* **Data provided**:
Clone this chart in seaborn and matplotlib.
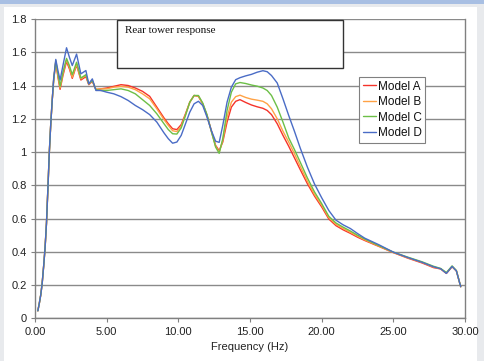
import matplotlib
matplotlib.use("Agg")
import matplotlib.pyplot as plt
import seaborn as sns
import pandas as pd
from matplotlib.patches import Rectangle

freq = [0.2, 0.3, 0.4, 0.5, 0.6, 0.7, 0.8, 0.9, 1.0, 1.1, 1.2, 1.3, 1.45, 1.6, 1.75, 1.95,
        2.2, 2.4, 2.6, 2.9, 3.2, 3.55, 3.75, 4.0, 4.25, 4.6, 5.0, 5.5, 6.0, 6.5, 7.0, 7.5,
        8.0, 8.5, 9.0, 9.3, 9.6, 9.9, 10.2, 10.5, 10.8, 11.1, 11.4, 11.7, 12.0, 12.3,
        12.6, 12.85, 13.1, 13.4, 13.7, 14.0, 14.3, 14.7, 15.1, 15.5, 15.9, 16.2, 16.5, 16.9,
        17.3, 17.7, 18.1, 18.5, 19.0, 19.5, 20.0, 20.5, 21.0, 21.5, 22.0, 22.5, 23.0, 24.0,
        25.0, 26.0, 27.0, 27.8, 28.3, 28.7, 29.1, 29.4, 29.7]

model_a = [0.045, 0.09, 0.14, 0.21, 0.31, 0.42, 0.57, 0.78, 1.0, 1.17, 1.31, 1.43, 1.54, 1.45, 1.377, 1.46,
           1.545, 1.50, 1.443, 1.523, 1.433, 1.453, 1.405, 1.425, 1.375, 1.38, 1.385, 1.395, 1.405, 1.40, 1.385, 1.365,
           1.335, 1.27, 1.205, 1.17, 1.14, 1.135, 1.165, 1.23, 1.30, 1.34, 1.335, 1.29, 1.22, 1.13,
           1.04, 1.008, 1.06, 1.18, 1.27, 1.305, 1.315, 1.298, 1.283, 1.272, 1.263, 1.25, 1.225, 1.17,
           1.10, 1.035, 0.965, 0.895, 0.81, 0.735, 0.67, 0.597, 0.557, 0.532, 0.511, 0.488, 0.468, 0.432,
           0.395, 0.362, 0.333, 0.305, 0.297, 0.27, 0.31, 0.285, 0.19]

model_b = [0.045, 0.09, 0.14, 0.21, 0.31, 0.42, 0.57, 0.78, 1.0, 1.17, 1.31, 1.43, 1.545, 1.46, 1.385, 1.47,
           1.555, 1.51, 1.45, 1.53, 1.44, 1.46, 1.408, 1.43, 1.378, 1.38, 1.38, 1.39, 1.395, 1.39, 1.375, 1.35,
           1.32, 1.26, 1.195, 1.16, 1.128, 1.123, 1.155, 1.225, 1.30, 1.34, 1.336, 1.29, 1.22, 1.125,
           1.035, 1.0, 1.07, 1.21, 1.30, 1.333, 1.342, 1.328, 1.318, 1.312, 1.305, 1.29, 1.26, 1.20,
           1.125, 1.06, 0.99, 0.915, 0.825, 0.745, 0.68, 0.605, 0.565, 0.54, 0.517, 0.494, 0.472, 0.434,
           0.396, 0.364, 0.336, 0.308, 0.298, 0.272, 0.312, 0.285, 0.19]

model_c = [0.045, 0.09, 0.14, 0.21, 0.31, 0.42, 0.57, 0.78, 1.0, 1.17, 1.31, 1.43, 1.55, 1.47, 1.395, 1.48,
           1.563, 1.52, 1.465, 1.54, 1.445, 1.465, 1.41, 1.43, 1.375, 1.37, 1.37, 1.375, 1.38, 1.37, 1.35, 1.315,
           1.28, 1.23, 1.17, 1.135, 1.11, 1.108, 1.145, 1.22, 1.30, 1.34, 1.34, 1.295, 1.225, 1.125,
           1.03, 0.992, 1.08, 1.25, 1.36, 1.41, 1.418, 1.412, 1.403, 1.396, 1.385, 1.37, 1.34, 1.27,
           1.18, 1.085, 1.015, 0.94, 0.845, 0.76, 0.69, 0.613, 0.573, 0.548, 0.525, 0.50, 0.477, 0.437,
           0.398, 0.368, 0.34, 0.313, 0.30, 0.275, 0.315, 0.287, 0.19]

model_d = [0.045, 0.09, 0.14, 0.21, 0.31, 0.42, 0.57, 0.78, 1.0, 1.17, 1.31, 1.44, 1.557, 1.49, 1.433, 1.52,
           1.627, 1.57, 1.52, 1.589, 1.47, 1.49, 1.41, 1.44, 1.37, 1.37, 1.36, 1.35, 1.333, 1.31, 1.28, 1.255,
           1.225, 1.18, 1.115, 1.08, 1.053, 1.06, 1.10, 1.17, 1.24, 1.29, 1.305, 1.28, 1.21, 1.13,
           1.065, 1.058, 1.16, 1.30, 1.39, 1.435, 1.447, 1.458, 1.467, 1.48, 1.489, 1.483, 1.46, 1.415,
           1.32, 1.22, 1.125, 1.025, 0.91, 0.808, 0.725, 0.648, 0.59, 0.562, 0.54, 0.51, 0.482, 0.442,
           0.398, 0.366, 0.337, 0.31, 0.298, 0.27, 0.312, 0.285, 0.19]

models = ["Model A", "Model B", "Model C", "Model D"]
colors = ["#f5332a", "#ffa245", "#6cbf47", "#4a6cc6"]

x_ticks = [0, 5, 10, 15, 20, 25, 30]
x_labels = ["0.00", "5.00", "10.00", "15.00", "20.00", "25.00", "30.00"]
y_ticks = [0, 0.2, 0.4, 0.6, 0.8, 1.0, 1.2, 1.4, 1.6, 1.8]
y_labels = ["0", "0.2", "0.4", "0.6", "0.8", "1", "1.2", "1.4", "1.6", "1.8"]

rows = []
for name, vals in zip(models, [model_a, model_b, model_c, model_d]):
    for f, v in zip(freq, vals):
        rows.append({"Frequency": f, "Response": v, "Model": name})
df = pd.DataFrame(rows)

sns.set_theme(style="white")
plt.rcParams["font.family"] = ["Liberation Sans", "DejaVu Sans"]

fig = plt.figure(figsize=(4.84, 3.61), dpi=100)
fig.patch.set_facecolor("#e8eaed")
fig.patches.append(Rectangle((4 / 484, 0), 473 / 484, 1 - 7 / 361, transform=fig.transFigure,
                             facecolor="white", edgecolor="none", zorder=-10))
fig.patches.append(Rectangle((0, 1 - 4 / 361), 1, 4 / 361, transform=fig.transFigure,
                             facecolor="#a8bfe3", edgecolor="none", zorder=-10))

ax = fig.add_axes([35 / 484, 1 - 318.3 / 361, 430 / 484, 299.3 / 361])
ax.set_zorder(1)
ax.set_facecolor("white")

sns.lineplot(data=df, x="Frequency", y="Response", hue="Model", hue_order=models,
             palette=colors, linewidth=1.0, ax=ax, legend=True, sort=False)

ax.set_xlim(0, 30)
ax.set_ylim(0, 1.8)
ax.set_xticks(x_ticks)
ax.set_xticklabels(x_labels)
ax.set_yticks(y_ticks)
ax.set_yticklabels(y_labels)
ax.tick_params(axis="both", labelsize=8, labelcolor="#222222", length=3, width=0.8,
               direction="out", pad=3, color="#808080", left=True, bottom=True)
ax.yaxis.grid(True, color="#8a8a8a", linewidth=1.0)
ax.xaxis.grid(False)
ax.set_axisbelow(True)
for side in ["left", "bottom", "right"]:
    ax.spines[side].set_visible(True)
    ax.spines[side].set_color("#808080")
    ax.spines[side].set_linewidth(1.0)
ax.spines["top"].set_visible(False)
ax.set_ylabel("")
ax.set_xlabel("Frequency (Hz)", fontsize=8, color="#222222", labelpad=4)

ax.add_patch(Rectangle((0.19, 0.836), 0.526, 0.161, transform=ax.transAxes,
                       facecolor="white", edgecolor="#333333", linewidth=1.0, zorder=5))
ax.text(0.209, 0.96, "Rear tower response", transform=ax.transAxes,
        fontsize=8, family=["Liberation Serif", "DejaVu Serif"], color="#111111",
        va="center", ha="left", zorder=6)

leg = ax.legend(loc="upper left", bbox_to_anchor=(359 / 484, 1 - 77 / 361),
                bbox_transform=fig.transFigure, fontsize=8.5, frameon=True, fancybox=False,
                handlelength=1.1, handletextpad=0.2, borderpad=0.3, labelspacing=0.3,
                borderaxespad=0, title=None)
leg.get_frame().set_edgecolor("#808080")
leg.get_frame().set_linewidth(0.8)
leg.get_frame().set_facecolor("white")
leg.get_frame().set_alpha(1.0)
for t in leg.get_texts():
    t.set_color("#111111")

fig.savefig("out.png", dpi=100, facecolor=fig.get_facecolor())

* **Task to carry out**:
Go through the listing above and locate each line that holds the word "seaborn". Copy those lines.

* **Complete response**:
Clone this chart in seaborn and matplotlib.
import seaborn as sns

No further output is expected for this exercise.